» **STORED RECORDS**:
[Start]

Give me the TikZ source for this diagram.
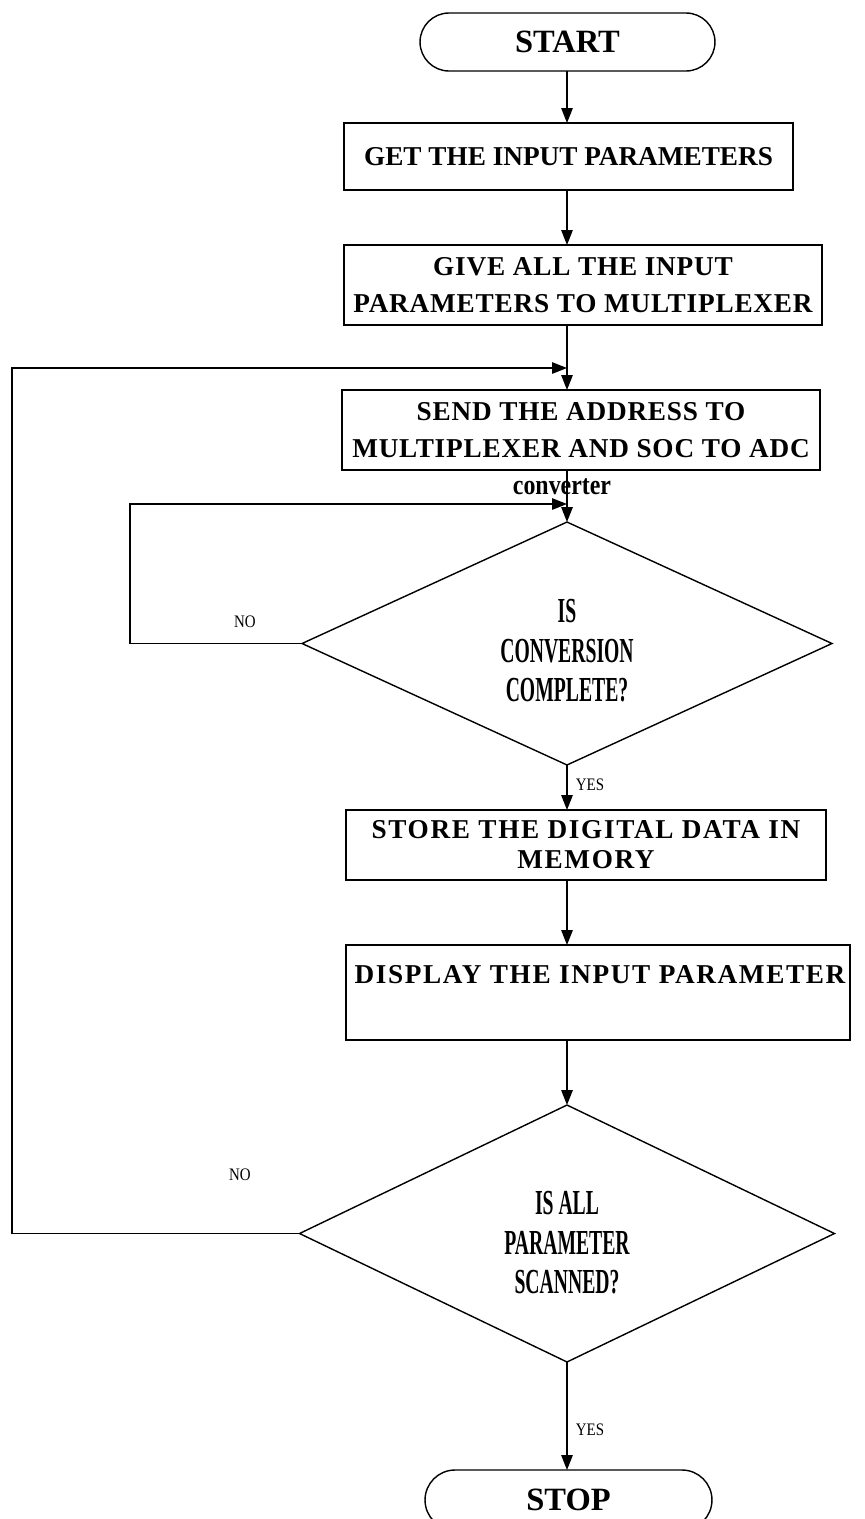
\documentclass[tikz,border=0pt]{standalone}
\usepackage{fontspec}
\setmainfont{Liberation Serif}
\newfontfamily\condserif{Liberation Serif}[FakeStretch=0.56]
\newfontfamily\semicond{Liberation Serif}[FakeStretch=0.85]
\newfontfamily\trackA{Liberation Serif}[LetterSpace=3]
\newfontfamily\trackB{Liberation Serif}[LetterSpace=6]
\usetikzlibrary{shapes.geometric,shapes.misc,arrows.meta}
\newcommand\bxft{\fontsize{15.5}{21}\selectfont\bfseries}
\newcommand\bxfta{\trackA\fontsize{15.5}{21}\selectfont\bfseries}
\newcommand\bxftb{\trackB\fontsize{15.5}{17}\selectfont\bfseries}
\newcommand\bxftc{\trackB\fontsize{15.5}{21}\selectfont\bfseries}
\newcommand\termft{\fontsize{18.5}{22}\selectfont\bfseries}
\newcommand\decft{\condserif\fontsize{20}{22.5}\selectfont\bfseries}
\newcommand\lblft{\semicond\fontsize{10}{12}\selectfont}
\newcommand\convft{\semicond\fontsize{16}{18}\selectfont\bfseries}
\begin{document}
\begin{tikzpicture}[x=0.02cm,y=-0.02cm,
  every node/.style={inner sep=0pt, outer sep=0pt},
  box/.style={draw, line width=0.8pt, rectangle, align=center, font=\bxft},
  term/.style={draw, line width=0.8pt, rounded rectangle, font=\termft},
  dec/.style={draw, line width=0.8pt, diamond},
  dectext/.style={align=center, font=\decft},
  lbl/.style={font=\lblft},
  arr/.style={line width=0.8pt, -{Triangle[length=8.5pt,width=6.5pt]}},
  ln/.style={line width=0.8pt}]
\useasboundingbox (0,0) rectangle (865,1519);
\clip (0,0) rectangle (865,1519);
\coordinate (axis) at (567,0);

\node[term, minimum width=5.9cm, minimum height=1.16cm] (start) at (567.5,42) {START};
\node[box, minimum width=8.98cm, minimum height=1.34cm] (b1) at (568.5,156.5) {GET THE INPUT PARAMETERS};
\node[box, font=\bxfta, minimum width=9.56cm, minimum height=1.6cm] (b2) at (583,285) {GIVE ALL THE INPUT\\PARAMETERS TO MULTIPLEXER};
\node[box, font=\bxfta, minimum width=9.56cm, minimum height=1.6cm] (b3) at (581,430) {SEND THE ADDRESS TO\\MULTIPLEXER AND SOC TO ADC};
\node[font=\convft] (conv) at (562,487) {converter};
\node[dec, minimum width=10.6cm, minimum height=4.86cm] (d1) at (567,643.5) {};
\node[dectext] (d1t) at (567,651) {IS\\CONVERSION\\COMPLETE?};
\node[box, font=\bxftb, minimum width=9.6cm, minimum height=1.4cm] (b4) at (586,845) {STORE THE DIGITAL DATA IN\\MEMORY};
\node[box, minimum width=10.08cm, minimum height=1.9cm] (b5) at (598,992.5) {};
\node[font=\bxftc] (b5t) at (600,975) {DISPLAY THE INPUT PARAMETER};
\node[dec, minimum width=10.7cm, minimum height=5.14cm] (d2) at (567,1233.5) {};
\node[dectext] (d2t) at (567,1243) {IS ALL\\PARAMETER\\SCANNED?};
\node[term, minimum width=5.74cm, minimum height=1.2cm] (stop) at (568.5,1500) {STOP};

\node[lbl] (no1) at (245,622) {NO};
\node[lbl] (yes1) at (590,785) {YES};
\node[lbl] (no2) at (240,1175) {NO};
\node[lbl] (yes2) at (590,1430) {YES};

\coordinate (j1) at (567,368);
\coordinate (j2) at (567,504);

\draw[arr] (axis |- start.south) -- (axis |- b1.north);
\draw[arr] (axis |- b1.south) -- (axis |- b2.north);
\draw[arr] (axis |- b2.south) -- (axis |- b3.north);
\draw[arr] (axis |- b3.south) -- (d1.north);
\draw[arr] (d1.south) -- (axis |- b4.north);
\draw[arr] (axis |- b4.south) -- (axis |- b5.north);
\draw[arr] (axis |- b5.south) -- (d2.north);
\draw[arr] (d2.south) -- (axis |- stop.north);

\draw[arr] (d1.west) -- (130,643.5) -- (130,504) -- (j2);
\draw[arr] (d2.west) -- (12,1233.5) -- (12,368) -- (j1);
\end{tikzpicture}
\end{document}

[End]
[Start]

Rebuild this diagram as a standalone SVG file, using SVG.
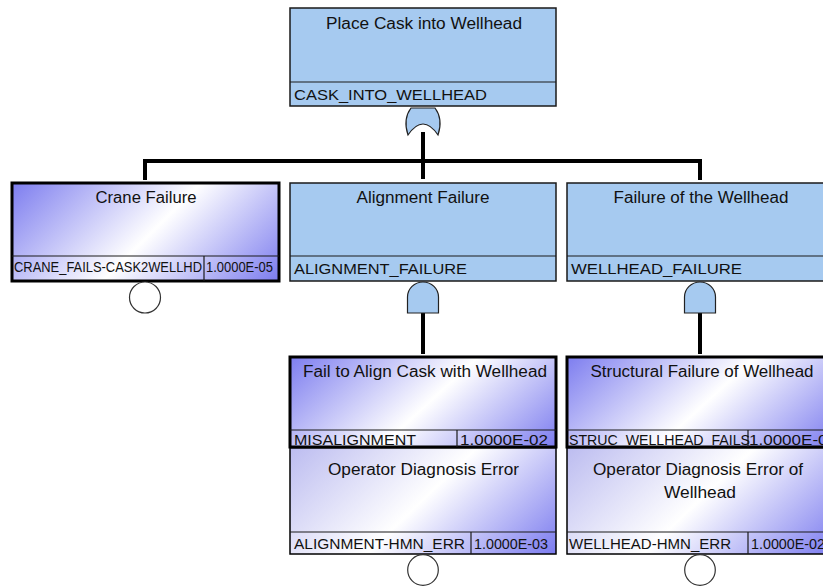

[End]

» **REQUIRED WORK**:
Using the material above, gather every line that includes "standalone".

» **FULL RESPONSE**:
\documentclass[tikz,border=0pt]{standalone}
Rebuild this diagram as a standalone SVG file, using SVG.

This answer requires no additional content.